## start Given material

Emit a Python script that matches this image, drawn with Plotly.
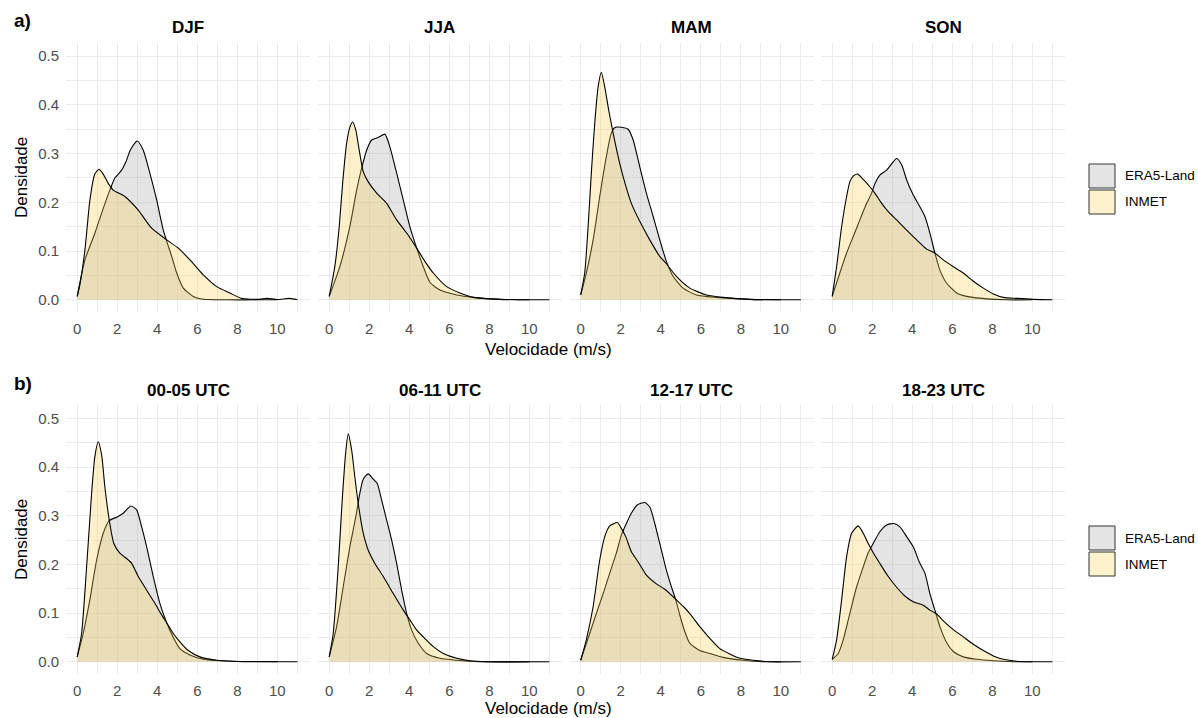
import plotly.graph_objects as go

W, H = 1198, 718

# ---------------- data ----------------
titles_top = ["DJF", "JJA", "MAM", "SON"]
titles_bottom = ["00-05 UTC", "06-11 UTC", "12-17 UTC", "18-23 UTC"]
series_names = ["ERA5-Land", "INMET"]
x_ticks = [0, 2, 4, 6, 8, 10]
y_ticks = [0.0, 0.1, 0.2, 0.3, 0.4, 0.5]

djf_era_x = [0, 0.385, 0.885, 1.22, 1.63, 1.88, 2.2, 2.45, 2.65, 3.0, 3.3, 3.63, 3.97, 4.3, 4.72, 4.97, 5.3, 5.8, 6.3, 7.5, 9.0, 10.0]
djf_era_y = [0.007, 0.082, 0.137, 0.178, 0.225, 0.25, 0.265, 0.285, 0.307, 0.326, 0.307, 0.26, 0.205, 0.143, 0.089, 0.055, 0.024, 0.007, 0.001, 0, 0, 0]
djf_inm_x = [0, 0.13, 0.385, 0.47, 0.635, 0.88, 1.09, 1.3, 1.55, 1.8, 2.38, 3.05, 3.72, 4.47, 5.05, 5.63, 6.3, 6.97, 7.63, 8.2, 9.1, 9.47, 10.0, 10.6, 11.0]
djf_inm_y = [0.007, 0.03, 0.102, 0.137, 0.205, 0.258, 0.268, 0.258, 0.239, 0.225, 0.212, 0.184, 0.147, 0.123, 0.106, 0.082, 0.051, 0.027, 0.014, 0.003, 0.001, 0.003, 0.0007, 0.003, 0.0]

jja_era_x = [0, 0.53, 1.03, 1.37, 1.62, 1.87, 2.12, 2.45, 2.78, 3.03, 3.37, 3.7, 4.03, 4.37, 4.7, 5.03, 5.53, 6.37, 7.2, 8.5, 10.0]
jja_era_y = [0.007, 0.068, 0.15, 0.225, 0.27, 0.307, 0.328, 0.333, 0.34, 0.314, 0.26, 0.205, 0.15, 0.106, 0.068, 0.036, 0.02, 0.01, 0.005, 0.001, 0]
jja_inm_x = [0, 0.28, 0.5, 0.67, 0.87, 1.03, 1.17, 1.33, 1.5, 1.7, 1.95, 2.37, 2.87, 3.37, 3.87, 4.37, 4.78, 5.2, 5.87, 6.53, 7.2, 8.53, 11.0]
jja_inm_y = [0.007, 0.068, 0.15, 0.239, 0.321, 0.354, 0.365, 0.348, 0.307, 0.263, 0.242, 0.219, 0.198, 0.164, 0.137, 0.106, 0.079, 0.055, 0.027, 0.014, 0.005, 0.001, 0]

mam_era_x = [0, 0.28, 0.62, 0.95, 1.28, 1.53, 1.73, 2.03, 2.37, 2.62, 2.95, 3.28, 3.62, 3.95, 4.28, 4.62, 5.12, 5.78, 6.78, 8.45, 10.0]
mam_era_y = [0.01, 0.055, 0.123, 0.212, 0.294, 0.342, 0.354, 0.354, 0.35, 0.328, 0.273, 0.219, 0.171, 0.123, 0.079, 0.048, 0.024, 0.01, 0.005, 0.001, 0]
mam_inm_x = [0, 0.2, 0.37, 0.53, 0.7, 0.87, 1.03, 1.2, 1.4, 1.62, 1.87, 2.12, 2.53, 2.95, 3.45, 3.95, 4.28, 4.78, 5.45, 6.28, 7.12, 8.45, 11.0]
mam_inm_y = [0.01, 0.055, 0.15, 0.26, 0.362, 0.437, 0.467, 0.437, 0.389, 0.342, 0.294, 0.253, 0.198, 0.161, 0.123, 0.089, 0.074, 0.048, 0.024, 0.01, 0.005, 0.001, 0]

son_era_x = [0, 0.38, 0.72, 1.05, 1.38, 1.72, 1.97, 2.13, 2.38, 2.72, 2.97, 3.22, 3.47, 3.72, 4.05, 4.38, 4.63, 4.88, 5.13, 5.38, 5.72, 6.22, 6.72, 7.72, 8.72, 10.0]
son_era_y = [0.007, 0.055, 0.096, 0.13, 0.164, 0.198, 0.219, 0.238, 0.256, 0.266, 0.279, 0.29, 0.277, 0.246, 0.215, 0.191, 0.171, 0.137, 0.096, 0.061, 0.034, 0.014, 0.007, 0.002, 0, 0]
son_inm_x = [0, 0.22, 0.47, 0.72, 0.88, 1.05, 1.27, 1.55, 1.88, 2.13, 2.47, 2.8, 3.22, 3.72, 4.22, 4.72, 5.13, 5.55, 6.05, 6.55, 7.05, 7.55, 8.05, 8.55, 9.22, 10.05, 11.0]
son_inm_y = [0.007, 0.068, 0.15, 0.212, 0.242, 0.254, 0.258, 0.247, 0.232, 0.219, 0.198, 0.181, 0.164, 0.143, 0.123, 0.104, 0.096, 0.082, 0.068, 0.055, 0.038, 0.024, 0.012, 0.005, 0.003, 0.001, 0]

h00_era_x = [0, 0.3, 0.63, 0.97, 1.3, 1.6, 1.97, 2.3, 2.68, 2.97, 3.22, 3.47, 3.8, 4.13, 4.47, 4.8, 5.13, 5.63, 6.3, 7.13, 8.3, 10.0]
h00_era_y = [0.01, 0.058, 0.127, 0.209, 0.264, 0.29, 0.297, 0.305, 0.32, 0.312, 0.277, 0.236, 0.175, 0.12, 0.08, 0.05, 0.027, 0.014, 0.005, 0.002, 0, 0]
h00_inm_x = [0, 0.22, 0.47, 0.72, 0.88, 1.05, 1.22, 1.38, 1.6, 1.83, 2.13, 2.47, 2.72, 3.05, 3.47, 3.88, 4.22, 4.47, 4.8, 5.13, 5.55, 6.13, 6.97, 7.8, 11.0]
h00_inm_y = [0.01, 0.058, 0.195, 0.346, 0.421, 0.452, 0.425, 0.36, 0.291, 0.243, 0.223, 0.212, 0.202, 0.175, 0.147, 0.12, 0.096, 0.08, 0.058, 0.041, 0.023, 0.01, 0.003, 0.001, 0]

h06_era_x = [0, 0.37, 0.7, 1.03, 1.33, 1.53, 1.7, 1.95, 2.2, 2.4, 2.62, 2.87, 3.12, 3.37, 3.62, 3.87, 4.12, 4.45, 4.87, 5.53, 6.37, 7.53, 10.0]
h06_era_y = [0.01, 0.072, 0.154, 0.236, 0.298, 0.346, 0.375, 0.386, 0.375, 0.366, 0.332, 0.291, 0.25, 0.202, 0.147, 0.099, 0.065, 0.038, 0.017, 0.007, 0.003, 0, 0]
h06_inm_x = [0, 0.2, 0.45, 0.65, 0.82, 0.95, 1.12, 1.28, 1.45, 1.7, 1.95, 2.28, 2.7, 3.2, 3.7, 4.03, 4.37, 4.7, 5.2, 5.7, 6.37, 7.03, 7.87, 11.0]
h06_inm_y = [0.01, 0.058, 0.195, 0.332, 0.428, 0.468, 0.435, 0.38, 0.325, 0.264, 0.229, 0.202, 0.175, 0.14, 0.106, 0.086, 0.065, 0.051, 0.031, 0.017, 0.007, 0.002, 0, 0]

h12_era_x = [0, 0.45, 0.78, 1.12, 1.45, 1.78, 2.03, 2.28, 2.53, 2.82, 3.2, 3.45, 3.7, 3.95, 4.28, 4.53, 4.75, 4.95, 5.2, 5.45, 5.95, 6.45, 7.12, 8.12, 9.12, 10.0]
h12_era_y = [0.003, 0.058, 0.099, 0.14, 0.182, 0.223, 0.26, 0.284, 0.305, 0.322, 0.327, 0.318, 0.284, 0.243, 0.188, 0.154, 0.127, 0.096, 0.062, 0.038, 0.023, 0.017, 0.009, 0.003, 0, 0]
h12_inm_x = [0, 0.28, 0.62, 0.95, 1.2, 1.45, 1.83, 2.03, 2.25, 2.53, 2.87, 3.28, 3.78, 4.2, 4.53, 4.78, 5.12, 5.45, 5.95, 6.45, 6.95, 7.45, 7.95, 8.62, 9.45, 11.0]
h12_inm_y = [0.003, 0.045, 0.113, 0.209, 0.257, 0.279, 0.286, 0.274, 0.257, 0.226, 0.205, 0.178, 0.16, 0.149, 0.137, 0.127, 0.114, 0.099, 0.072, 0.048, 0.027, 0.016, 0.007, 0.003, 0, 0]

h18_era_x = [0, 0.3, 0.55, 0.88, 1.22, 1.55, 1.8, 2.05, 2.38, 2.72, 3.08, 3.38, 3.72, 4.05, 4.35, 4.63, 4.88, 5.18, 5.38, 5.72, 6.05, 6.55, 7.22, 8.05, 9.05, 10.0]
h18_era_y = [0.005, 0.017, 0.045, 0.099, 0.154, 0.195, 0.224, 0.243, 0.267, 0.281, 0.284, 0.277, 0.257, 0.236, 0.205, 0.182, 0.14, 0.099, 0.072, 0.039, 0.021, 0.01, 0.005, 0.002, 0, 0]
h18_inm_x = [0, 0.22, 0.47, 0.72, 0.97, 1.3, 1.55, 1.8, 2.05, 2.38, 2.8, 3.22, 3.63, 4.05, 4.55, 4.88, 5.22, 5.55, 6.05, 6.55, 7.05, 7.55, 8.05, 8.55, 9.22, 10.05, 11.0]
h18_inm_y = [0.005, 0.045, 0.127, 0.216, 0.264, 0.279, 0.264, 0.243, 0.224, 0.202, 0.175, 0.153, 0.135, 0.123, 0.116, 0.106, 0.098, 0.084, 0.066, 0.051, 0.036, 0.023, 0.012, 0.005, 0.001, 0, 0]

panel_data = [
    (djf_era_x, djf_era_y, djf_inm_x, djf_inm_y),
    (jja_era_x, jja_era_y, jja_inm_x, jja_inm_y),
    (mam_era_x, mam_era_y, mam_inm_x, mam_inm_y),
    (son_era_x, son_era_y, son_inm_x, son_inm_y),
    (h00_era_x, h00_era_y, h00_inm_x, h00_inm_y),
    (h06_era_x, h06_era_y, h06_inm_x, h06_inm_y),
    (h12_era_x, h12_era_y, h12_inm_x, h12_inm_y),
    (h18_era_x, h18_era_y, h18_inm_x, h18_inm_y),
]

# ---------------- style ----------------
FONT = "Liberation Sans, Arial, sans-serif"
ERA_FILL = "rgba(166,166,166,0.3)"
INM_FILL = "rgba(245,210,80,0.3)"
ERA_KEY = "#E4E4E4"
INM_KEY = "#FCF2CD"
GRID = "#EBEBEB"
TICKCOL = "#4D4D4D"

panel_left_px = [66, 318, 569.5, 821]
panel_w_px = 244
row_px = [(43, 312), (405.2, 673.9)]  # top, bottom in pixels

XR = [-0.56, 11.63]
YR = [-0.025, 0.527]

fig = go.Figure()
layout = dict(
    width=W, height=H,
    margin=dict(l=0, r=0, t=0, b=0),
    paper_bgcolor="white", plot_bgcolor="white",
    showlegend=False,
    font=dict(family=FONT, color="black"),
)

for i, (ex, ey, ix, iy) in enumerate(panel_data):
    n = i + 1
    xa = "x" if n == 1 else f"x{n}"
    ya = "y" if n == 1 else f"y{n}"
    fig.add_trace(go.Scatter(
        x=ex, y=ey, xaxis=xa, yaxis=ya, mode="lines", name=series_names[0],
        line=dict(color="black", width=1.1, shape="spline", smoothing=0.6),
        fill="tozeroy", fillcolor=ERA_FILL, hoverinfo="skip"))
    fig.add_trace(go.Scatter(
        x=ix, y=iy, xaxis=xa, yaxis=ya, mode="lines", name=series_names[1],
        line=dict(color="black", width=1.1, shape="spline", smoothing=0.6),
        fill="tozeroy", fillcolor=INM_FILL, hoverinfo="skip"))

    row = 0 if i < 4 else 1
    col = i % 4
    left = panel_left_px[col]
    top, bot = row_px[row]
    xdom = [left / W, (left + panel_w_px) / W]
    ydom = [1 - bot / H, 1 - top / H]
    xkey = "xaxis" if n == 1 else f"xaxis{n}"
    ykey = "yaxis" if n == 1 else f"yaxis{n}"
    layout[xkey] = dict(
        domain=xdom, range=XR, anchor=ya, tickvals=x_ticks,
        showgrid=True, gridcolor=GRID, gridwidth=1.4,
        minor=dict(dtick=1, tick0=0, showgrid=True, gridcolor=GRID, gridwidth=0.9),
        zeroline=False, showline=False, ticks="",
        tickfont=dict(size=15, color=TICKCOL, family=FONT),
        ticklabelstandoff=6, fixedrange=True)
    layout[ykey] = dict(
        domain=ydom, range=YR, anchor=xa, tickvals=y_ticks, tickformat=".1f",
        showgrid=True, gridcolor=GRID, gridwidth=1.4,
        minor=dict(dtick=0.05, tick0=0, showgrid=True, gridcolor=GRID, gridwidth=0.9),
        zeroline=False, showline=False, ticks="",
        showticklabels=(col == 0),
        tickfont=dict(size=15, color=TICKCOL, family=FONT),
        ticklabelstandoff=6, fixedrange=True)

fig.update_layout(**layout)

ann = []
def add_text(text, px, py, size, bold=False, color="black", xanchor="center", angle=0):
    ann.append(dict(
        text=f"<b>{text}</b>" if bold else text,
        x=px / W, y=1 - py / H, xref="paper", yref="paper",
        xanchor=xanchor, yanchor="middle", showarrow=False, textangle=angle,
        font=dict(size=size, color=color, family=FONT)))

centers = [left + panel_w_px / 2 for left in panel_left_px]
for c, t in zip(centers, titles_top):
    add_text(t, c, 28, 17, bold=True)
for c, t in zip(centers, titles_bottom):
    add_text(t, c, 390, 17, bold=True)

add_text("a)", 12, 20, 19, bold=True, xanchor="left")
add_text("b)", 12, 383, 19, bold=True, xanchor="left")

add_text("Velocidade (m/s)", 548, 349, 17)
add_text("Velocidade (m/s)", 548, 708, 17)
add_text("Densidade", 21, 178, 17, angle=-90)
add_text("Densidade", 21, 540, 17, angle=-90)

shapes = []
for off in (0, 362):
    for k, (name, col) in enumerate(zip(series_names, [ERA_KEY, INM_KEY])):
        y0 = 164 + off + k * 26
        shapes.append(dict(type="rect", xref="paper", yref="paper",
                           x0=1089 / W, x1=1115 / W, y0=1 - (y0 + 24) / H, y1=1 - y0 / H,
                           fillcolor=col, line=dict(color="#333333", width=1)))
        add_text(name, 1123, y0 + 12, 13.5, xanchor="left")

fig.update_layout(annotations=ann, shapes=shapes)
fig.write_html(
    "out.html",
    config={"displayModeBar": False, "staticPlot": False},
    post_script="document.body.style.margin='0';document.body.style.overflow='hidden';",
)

## end Given material

__Problem requirements__
Omit the pictures, then repeat exactly each line from the beginning of the listing through the line with "y_ticks = [0.0, 0.1, 0.2, 0.3, 0.4, 0.5]".

__Reply__
Emit a Python script that matches this image, drawn with Plotly.
import plotly.graph_objects as go

W, H = 1198, 718

# ---------------- data ----------------
titles_top = ["DJF", "JJA", "MAM", "SON"]
titles_bottom = ["00-05 UTC", "06-11 UTC", "12-17 UTC", "18-23 UTC"]
series_names = ["ERA5-Land", "INMET"]
x_ticks = [0, 2, 4, 6, 8, 10]
y_ticks = [0.0, 0.1, 0.2, 0.3, 0.4, 0.5]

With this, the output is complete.